In recent years, many of the streetscape and façade improvements in Bixby Knolls have been funded by redevelopment money, but after the State abolished redevelopment nearly two years ago, those funds will no longer be available.
The State has approved a contract between the BKBIA and the former Long Beach Redevelopment Agency (RDA) to provide the association with $200,000 annually in redevelopment at least until 2020. Cohn said, however, that the board is starting to plan now for when RDA funds eventually dry up.

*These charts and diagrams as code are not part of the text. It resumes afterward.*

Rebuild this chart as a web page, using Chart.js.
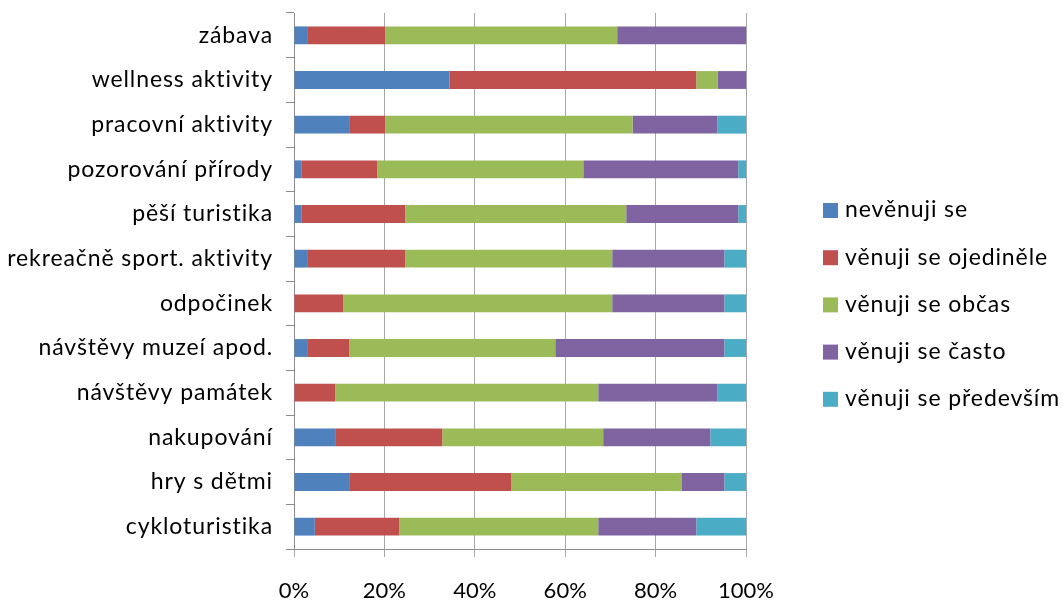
<!DOCTYPE html>
<html>
<head>
<meta charset="utf-8">
<script src="https://cdn.jsdelivr.net/npm/chart.js@4/dist/chart.umd.min.js"></script>
<style>
    html, body { margin: 0; padding: 0; background: #fff; }
    #wrap { width: 1063px; height: 601px; }
</style>
</head>
<body>
<div id="wrap"><canvas id="barChart" width="1063" height="601"></canvas></div>
<script>
// activities, top to bottom
const activities = [
    'zábava', 'wellness aktivity', 'pracovní aktivity', 'pozorování přírody',
    'pěší turistika', 'rekreačně sport. aktivity', 'odpočinek', 'návštěvy muzeí apod.',
    'návštěvy památek', 'nakupování', 'hry s dětmi', 'cykloturistika'
];

const seriesNames = ['nevěnuji se', 'věnuji se ojediněle', 'věnuji se občas', 'věnuji se často', 'věnuji se především'];

// shares in %
const nevenuji   = [2.9, 34.4, 12.2, 1.6, 1.6, 2.9, 0, 2.9, 0, 9.1, 12.2, 4.6];
const ojedinele  = [17.3, 54.6, 8.0, 16.8, 23.0, 21.7, 10.9, 9.3, 9.1, 23.7, 35.9, 18.7];
const obcas      = [51.3, 4.7, 54.7, 45.6, 48.9, 45.8, 59.5, 45.6, 58.2, 35.6, 37.6, 44.0];
const casto      = [28.5, 6.3, 18.8, 34.3, 24.8, 24.8, 24.8, 37.4, 26.4, 23.7, 9.5, 21.7];
const predevsim  = [0, 0, 6.3, 1.7, 1.7, 4.8, 4.8, 4.8, 6.3, 7.9, 4.8, 11.0];

const percentTicks = [0, 20, 40, 60, 80, 100];

const colors = ['#4F81BD', '#C0504D', '#9BBB59', '#8064A2', '#4BACC6'];
const FONT = 'Lato, "Open Sans", sans-serif';
const SPACING = '0.9px';

// slightly loose letter spacing for category labels + legend, normal for the % ticks
// (x tick labels have z:1 so they are drawn after the datasets)
const textSpacing = {
    id: 'textSpacing',
    beforeDraw(chart) { chart.ctx.letterSpacing = SPACING; },
    afterDatasetsDraw(chart) { chart.ctx.letterSpacing = '0px'; }
};

// legend drawn by hand so it can sit in its own column
const sideLegend = {
    id: 'sideLegend',
    afterDraw(chart) {
        const ctx = chart.ctx;
        ctx.save();
        ctx.letterSpacing = SPACING;
        ctx.font = '23px ' + FONT;
        ctx.textBaseline = 'middle';
        chart.data.datasets.forEach((ds, i) => {
            const y = 210 + i * 47.2;
            ctx.fillStyle = ds.backgroundColor;
            ctx.fillRect(823, y - 7, 15, 15);
            ctx.fillStyle = '#000';
            ctx.fillText(ds.label, 845, y);
        });
        ctx.restore();
    }
};

const seriesData = [nevenuji, ojedinele, obcas, casto, predevsim];

const ctx = document.getElementById('barChart').getContext('2d');
const barChart = new Chart(ctx, {
    type: 'bar',
    data: {
        labels: activities,
        datasets: seriesNames.map((name, i) => ({
            label: name,
            data: seriesData[i],
            backgroundColor: colors[i],
            borderWidth: 0,
            categoryPercentage: 1,
            barPercentage: 0.4
        }))
    },
    plugins: [textSpacing, sideLegend],
    options: {
        indexAxis: 'y',
        responsive: false,
        animation: false,
        layout: { padding: { top: 13, right: 317, bottom: 0, left: 0 } },
        plugins: {
            legend: { display: false },
            tooltip: { enabled: false }
        },
        scales: {
            x: {
                stacked: true,
                min: 0,
                max: 100,
                afterBuildTicks: (scale) => { scale.ticks = percentTicks.map(v => ({ value: v })); },
                afterFit: (scale) => { scale.height = 52; },
                ticks: {
                    callback: (v) => v + '%',
                    color: '#000',
                    font: { family: FONT, size: 22 },
                    padding: 21,
                    maxRotation: 0,
                    z: 1
                },
                grid: { color: '#a8a8a8', lineWidth: 1, tickLength: 8 },
                border: { color: '#8c8c8c', width: 1 }
            },
            y: {
                stacked: true,
                afterFit: (scale) => {
                    scale.width = 294;
                    scale.paddingTop = 0;
                    scale.paddingBottom = 0;
                },
                ticks: {
                    color: '#000',
                    font: { family: FONT, size: 23 },
                    padding: 13
                },
                grid: { drawOnChartArea: false, offset: true, color: '#8c8c8c', tickLength: 8 },
                border: { color: '#8c8c8c', width: 1 }
            }
        }
    }
});
</script>
</body>
</html>
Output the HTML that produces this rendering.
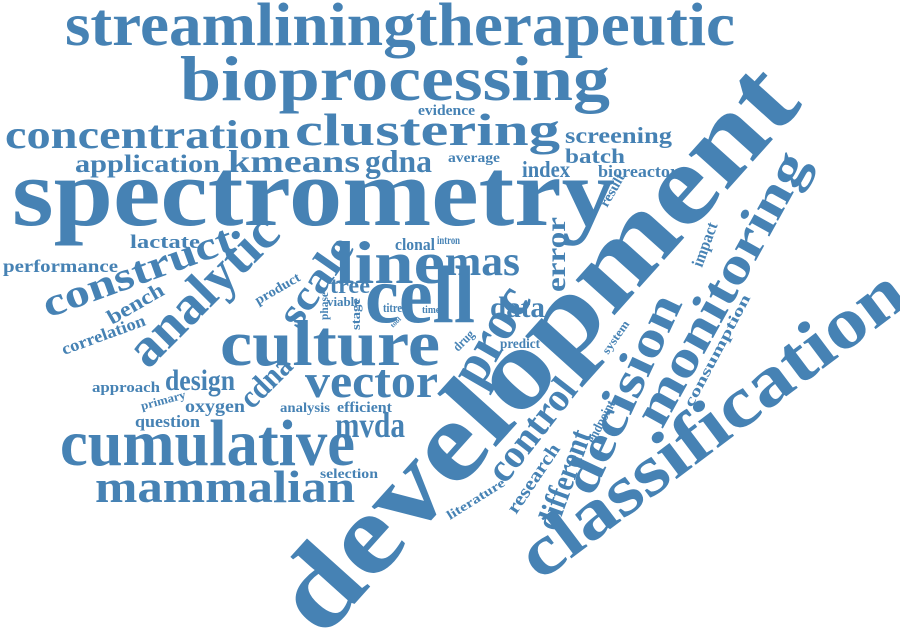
<!DOCTYPE html>
<html><head><meta charset="utf-8"><style>
html,body{margin:0;padding:0;background:#fff;}
svg{display:block;}
text{font-family:"Liberation Serif",serif;font-weight:bold;fill:#4682b4;}
</style></head><body>
<svg id="cloud" width="900" height="637" viewBox="0 0 900 637"></svg>
<script>
const words=["streamliningtherapeutic","bioprocessing","concentration","clustering","screening","evidence","application","kmeans","gdna","average","batch","index","bioreactor","spectrometry","development","classification","monitoring","decision","culture","cell","line","mas","data","error","proc","scale","analytic","construct","lactate","performance","bench","correlation","product","tree","clonal","intron","phase","viable","stage","titre","tool","time","drug","predict","system","result","impact","consumption","design","approach","primary","cdna","vector","oxygen","analysis","efficient","mvda","question","cumulative","mammalian","selection","control","literature","research","different","endpoint"];
const weights=[61,63,40,46,23,15,25,32,32,14,21,23,17,96,114,72,52,50,65,82,60,42,30,27,56,42,54,40,19,18,21,17,14,23,17,12,12,13,13,13,7,10,13,14,12,14,17,15,30,15,12,32,48,18,14,15,36,17,66,46,14,40,13,19,32,14];
const place=[[65,45,0,670],[180,100,0,430],[5,148,0,285],[295,145,0,265],[565,143,0,107],[418,115,0,57],[75,172,0,145],[228,172,0,132],[365,172,0,67],[448,162,0,52],[565,163,0,60],[522,177,0,48],[598,177,0,80],[12,225,0,603],[322,640,-48,720],[540,582,-37,465],[662,430,-61,305],[592,498,-65,215],[220,365,0,220],[365,322,0,110],[335,283,0,110],[445,275,0,75],[490,317,0,55],[565,292,-90,75],[480,390,-60,105],[298,330,-55,100],[148,370,-45,190],[48,318,-20,200],[130,248,0,70],[3,272,0,115],[112,325,-30,62],[64,355,-20,88],[258,305,-30,50],[330,293,0,40],[395,250,0,40],[437,244,0,23],[328,320,-90,28],[327,306,0,33],[360,330,-90,32],[383,312,0,19],[393,328,-45,12],[422,313,0,18],[458,352,-45,24],[500,348,0,40],[608,355,-55,38],[607,208,-60,36],[702,268,-70,46],[692,408,-62,125],[165,390,0,70],[92,392,0,68],[142,410,-15,46],[252,410,-45,60],[305,397,0,133],[185,412,0,60],[280,412,0,50],[337,412,0,55],[335,437,0,70],[135,427,0,65],[60,465,0,295],[95,502,0,260],[320,478,0,58],[505,485,-52,120],[450,520,-32,66],[516,515,-56,80],[556,532,-70,104],[594,444,-62,46]];
const svg=document.getElementById('cloud');
words.forEach((w,i)=>{
  const p=place[i];
  const t=document.createElementNS('http://www.w3.org/2000/svg','text');
  t.setAttribute('x',p[0]);t.setAttribute('y',p[1]);
  t.setAttribute('font-size',weights[i]);
  t.setAttribute('textLength',p[3]);
  t.setAttribute('lengthAdjust','spacingAndGlyphs');
  if(p[2])t.setAttribute('transform','rotate('+p[2]+' '+p[0]+' '+p[1]+')');
  t.textContent=w;
  
  
  svg.appendChild(t);
});
</script>
</body></html>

Some proposals so far include moving the BKBIA offices to the City-owned Expo Arts Center building to save costs on renting space and possibly raising the assessment fee on businesses to increase revenues, Cohn said. He added that staff would also continue to do what they have been doing, which is relying on volunteers to help improve the area and keep it moving in the right direction.
“The plan is to start thinking in the future and how we’re going to raise revenue and try to save costs,” he said. “We have to be able to have money to continue the momentum when the redevelopment money goes away for good.”